### Aim of the task
Reproduce only this span: the line containing "Clone this chart in Chart.js.", the line containing "const sales2006 = [25, 57, 18];", and every line between them, all exactly as given.

### Recorded data
━━━━━━━━

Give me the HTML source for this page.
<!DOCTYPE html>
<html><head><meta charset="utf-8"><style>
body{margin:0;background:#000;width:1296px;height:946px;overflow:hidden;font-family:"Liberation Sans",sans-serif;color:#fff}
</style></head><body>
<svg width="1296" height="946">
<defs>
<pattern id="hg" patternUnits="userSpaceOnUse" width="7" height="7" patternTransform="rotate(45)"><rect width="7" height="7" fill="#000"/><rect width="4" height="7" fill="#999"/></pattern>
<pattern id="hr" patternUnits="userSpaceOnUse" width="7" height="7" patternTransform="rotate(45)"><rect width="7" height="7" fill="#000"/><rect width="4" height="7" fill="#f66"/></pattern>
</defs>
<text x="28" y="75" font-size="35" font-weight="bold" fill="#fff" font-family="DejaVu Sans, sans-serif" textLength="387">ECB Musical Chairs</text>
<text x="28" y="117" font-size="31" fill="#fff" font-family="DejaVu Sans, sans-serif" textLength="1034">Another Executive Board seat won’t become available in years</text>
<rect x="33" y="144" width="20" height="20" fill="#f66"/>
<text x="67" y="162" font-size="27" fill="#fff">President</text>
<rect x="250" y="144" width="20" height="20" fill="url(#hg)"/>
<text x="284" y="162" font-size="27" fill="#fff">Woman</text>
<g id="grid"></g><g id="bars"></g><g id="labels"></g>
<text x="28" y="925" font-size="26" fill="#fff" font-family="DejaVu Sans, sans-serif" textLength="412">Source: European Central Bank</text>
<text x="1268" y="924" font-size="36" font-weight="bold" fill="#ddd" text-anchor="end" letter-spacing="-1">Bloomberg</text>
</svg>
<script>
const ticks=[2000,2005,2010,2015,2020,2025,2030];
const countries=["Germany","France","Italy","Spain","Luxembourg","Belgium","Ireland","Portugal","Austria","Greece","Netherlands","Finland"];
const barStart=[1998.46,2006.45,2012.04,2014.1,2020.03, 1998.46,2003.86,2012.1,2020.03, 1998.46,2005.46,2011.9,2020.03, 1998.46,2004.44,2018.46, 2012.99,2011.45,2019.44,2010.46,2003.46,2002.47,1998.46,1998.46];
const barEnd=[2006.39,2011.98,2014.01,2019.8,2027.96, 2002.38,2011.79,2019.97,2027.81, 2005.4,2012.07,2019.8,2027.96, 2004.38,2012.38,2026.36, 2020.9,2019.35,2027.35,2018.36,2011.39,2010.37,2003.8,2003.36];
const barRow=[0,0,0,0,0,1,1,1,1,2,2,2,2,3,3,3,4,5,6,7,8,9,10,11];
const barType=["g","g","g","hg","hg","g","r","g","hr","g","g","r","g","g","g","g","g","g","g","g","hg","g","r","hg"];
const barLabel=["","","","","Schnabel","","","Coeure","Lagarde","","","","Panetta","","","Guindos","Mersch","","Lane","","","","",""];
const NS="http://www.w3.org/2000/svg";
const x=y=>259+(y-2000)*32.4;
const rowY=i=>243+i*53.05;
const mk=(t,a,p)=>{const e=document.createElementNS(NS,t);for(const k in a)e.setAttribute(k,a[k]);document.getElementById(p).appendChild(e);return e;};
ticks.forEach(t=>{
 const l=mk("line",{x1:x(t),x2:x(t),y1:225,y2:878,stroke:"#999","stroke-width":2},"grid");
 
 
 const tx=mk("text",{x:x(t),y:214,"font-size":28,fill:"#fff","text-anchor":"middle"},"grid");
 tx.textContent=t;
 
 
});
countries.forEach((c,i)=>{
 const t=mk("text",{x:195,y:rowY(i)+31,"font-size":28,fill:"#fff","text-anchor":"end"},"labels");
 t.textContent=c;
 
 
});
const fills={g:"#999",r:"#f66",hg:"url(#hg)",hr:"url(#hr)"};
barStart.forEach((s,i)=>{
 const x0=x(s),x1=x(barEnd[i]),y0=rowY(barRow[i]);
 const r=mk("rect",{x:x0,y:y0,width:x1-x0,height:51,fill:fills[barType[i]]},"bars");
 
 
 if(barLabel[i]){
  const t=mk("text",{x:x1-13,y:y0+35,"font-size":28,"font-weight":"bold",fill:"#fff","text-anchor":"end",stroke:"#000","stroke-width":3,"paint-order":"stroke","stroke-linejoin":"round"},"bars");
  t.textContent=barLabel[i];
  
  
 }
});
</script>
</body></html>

━━━━━━━━

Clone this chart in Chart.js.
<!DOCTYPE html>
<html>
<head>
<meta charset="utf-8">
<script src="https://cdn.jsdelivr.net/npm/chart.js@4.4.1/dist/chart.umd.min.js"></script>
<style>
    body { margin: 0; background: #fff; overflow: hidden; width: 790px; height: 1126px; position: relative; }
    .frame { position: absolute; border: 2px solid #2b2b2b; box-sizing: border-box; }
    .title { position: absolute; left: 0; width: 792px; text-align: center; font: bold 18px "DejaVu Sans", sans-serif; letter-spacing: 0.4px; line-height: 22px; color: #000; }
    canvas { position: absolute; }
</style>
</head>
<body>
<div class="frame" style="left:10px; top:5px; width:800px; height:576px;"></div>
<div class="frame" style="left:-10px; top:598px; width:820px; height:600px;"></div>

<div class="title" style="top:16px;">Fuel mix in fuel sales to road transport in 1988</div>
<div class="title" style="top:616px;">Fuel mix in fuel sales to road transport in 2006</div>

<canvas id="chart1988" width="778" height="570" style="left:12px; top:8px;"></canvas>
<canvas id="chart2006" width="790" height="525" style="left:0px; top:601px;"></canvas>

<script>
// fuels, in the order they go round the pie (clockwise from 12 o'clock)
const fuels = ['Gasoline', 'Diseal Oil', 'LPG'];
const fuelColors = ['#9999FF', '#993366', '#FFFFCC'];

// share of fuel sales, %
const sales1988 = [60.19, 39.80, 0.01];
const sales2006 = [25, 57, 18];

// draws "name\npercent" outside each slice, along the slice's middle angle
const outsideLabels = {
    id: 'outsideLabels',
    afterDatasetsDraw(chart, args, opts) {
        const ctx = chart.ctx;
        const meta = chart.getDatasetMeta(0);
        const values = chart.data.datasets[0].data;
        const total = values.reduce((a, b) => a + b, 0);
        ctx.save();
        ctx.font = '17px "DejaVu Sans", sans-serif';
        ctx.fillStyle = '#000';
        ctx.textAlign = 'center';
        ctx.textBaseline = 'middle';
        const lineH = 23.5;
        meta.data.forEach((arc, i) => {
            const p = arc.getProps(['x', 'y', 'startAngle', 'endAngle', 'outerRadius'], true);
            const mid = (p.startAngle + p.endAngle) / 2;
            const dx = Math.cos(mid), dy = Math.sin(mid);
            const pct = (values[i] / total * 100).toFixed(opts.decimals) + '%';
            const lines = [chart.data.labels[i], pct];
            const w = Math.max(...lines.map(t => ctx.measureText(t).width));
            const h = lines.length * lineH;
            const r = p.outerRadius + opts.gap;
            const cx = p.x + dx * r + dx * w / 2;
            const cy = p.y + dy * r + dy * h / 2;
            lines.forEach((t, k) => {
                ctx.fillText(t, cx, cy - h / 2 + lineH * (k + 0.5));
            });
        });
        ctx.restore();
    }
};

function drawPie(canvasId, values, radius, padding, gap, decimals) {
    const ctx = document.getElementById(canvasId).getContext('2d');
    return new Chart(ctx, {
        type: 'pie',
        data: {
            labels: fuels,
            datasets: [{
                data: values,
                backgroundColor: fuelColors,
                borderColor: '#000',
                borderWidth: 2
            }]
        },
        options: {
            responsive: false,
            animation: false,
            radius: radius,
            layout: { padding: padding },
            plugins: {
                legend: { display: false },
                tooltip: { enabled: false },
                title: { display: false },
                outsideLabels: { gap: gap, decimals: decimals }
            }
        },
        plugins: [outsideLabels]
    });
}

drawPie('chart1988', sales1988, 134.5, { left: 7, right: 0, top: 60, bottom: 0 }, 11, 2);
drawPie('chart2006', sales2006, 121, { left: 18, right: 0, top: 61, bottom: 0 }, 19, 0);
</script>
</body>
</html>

━━━━━━━━

### Problem solution
Clone this chart in Chart.js.
<!DOCTYPE html>
<html>
<head>
<meta charset="utf-8">
<script src="https://cdn.jsdelivr.net/npm/chart.js@4.4.1/dist/chart.umd.min.js"></script>
<style>
    body { margin: 0; background: #fff; overflow: hidden; width: 790px; height: 1126px; position: relative; }
    .frame { position: absolute; border: 2px solid #2b2b2b; box-sizing: border-box; }
    .title { position: absolute; left: 0; width: 792px; text-align: center; font: bold 18px "DejaVu Sans", sans-serif; letter-spacing: 0.4px; line-height: 22px; color: #000; }
    canvas { position: absolute; }
</style>
</head>
<body>
<div class="frame" style="left:10px; top:5px; width:800px; height:576px;"></div>
<div class="frame" style="left:-10px; top:598px; width:820px; height:600px;"></div>

<div class="title" style="top:16px;">Fuel mix in fuel sales to road transport in 1988</div>
<div class="title" style="top:616px;">Fuel mix in fuel sales to road transport in 2006</div>

<canvas id="chart1988" width="778" height="570" style="left:12px; top:8px;"></canvas>
<canvas id="chart2006" width="790" height="525" style="left:0px; top:601px;"></canvas>

<script>
// fuels, in the order they go round the pie (clockwise from 12 o'clock)
const fuels = ['Gasoline', 'Diseal Oil', 'LPG'];
const fuelColors = ['#9999FF', '#993366', '#FFFFCC'];

// share of fuel sales, %
const sales1988 = [60.19, 39.80, 0.01];
const sales2006 = [25, 57, 18];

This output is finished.